Healthwise: Breast Cancer MRI Exams

By: Stephanie Satchell Email
By: Stephanie Satchell Email

March 31, 2010

The MRI machine at Martha Jefferson Hospital is no longer only used to screen knees, backs and arms. Radiologist Dr. John Ciambotti says it's now one of the newest and most effective ways to detect breast cancer.

Unlike mammography, a breast MRI does not use radiation. It also allows a radiologist to see much more than they would in a routine mammogram.

"Statistics have shown that when looking for breast cancer, mammography will find about 6 or 8 out of 10 breast cancers. Breast MRI, however, will see about 10 out of 10 breast cancers. So, breast MRI is a much more sensitive test for finding breast cancer than mammography," said Dr. Ciambotti.

Although, Dr. Ciambotti says women shouldn't rush off and cancel their mammography appointment, because these high-tech MRI screenings are not for everyone. He only recommends certain patients schedule a breast MRI.

"Some of the most common indications that we do breast MRI are for patients who have a high risk of getting a breast cancer, or if you have a family history of breast cancer. Also, if you have a genetic deformity such as the "brca" gene which increases your risk of breast cancer," said Dr. Ciambotti.

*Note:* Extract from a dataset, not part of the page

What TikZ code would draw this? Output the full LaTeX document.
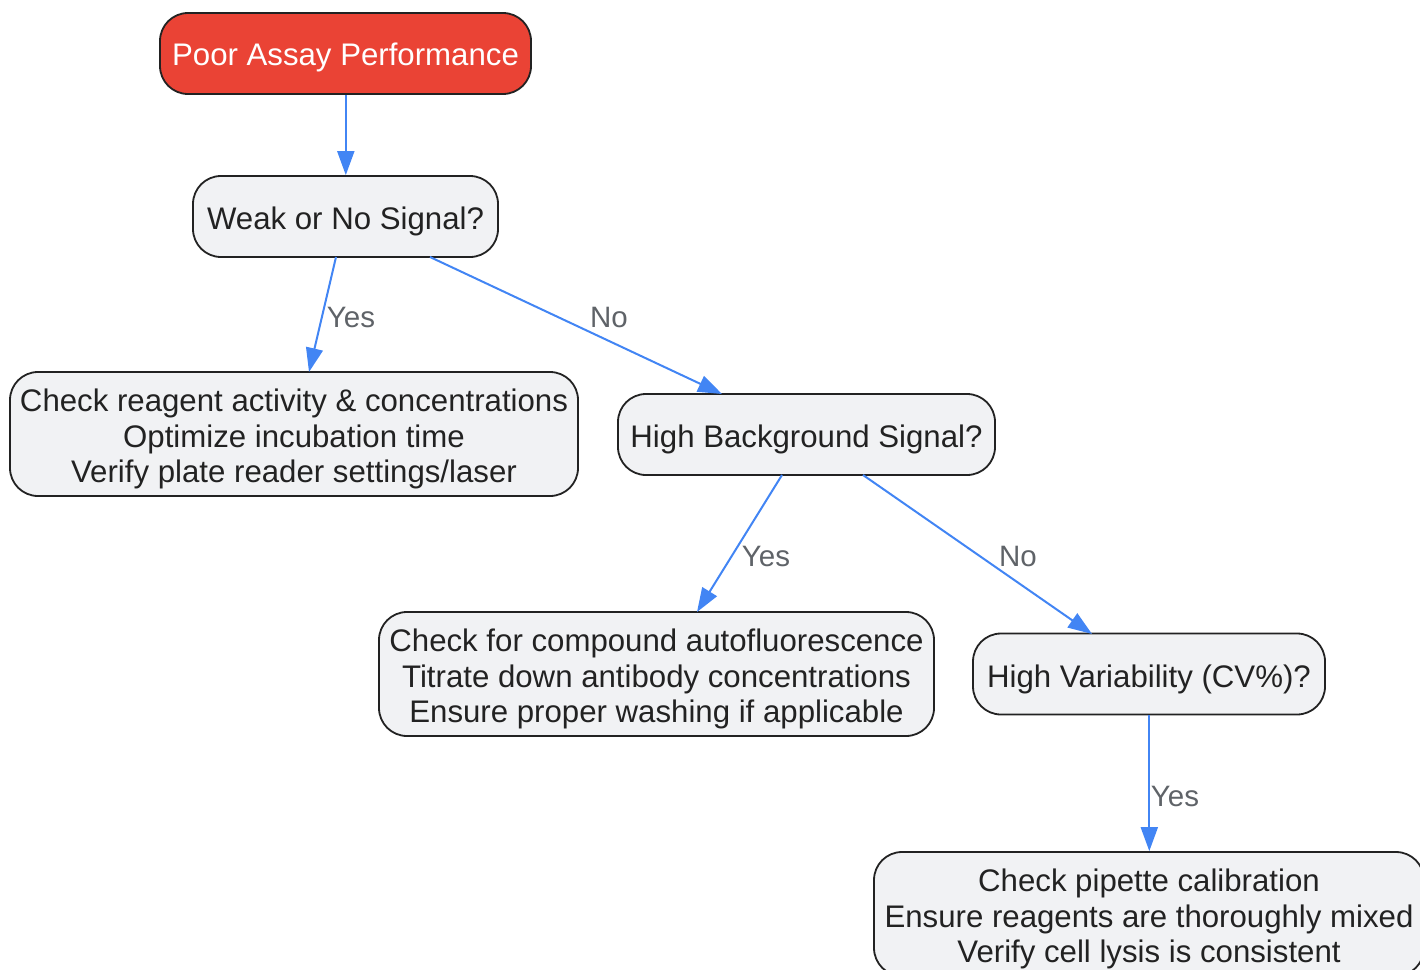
\documentclass[tikz,border=0pt]{standalone}
\usepackage{fontspec}
\setmainfont{Liberation Sans}
\usetikzlibrary{arrows.meta}
\definecolor{redfill}{RGB}{234,67,53}
\definecolor{boxfill}{RGB}{241,242,244}
\definecolor{edgeblue}{RGB}{66,133,244}
\definecolor{labelgray}{RGB}{95,99,104}
\definecolor{textdark}{RGB}{34,34,34}
\tikzset{
  box/.style={draw=textdark, line width=1.8pt, rounded corners=28pt, fill=boxfill, inner sep=0pt},
  startbox/.style={box, fill=redfill},
  boxtext/.style={text=textdark, align=center, inner sep=0pt,
    font=\fontsize{31.2}{35.5}\selectfont},
  starttext/.style={boxtext, text=white},
  conn/.style={draw=edgeblue, line width=2pt, -{Triangle[length=24pt,width=17pt]}},
  lbl/.style={text=labelgray, font=\fontsize{29.5}{34}\selectfont, inner sep=0pt}
}
\begin{document}
\begin{tikzpicture}[x=1pt,y=-1pt]
\useasboundingbox (0,0) rectangle (1420,969);
\node[startbox, minimum width=371pt, minimum height=81pt] (poor) at (345.5,53.5) {};
\node[starttext] (poort) at ([yshift=-4pt]poor.center) {Poor Assay Performance};
\node[box, minimum width=305pt, minimum height=81pt] (weak) at (345.5,216.5) {};
\node[boxtext] (weakt) at ([yshift=-5pt]weak.center) {Weak or No Signal?};
\node[box, minimum width=568pt, minimum height=124pt] (reag) at (294,434) {};
\node[boxtext] (reagt) at ([yshift=-5pt]reag.center) {Check reagent activity \& concentrations\\Optimize incubation time\\Verify plate reader settings/laser};
\node[box, minimum width=377pt, minimum height=81pt] (bg) at (806.5,434.5) {};
\node[boxtext] (bgt) at ([yshift=-5pt]bg.center) {High Background Signal?};
\node[box, minimum width=555pt, minimum height=124pt] (comp) at (656.5,674) {};
\node[boxtext] (compt) at ([yshift=-5pt]comp.center) {Check for compound autofluorescence\\Titrate down antibody concentrations\\Ensure proper washing if applicable};
\node[box, minimum width=352pt, minimum height=81pt] (var) at (1149,674) {};
\node[boxtext] (vart) at ([yshift=-5pt]var.center) {High Variability (CV\%)?};
\node[box, minimum width=550pt, minimum height=124pt] (pip) at (1149,914) {};
\node[boxtext] (pipt) at ([yshift=-5pt]pip.center) {Check pipette calibration\\Ensure reagents are thoroughly mixed\\Verify cell lysis is consistent};

\coordinate (w1) at (336,257);
\coordinate (r1) at (309,372);
\coordinate (w2) at (430,257);
\coordinate (b1) at (722,394);
\coordinate (b2) at (782,475);
\coordinate (c1) at (697,612);
\coordinate (b3) at (863,475);
\coordinate (v1) at (1092,634);

\draw[conn] ([xshift=0.3pt]poor.south) -- ([xshift=0.3pt]weak.north);
\draw[conn] (w1) -- (r1);
\draw[conn] (w2) -- (b1);
\draw[conn] (b2) -- (c1);
\draw[conn] (b3) -- (v1);
\draw[conn] ([xshift=0.3pt]var.south) -- ([xshift=0.3pt]pip.north);

\node[lbl] (l1) at (351,317) {Yes};
\node[lbl] (l2) at (609,317) {No};
\node[lbl] (l3) at (766,556) {Yes};
\node[lbl] (l4) at (1018,556) {No};
\node[lbl] (l5) at (1175,796) {Yes};
\end{tikzpicture}
\end{document}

There are also other factors to think about when it comes to getting a breast MRI. The image is more expensive than a mammogram, and because the patient is enclosed during an MRI, it may be difficult for women who are claustrophobic.

While this new technology may help detect breast cancer and save lives in high risk women, Dr. Ciambotti says the MRI is not an alternative to getting a mammogram. For the best results, he encourages high risk patients to continue getting an annual mammogram.

Martha Jefferson started performing breast MRI exams a few years ago, and radiologists say they see anywhere from 800 to 1,000 patients during an average year.